Still, that’s a far cry from the millions of dollars Zwerner is seeking at trial.

Zwerner’s attorneys contend that getting shot on the job isn’t a reasonable expectation of teaching first graders, and that a school administrator’s failure to act on real threats that the 6-year-old boy had a gun in school that day led directly to Zwerner getting shot.

They contend Richneck’s assistant principal, Ebony Parker, ignored clear warnings the boy was armed.

One of Zwerner’s attorneys, Jeffrey Breit, said the School Board’s lawyers agreed to the stipulation because they wanted to avoid the prospect of a litany of first grade teachers — Zwerner’s colleagues — getting on the witness stand one by one to say they wouldn’t have ever expected to get shot by a student.

A key issue at the October hearing will be whether there’s an “actual risk” to first-grade teachers of getting shot by a student.

Another of Zwerner’s lawyers, Kevin Biniazan, said teachers’ expectations of such risks go a long way in establishing that the prospect of getting shot on the job is virtually unheard of or “hypothetical,” not real.

“An expectation goes directly to the issue — the legal issue of an actual risk,” he said. “And that’s why it’s a significant stipulation … We think the stipulation really eliminates the issues in dispute.”

If Zwerner is ultimately told she can’t file a lawsuit after being shot and must only get worker’s comp, Biniazan said that would “change the legal rights of everybody in the Commonwealth of Virginia,” if not the nation.

“We have an amazing client that went through horrific circumstances,” he said. “And I’m sure that people want to support her and are supporting her.

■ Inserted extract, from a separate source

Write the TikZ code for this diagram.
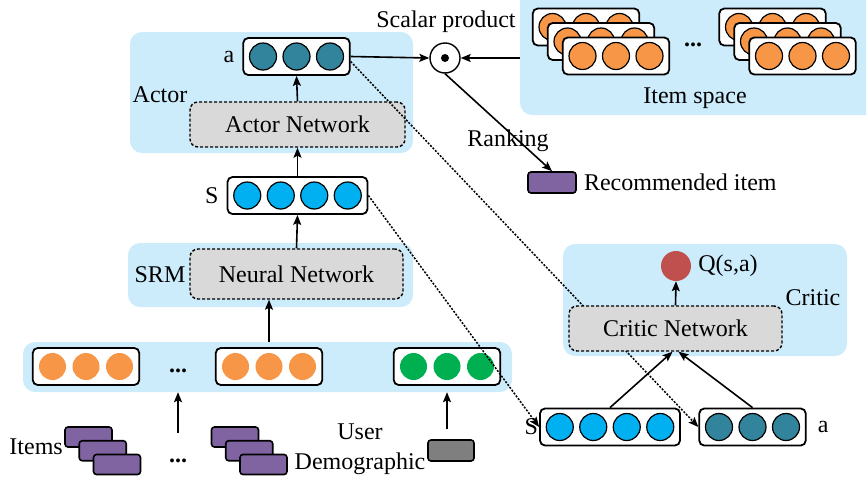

But beyond that, it has implications for everybody’s lives.”

Most other matters in dispute over document sharing between the sides were resolved by agreement between the parties — either before Wednesday’s hearing or during the hearing with slight wording adjustments or compromises.

In one of the few disagreements that ended up requiring a ruling, Hoffman gave the School Board 30 days to tell Zwerner’s lawyers why Richneck’s former principal, Brianna Foster Newton, was moved to a new job within the school division after the Jan. 6 shooting.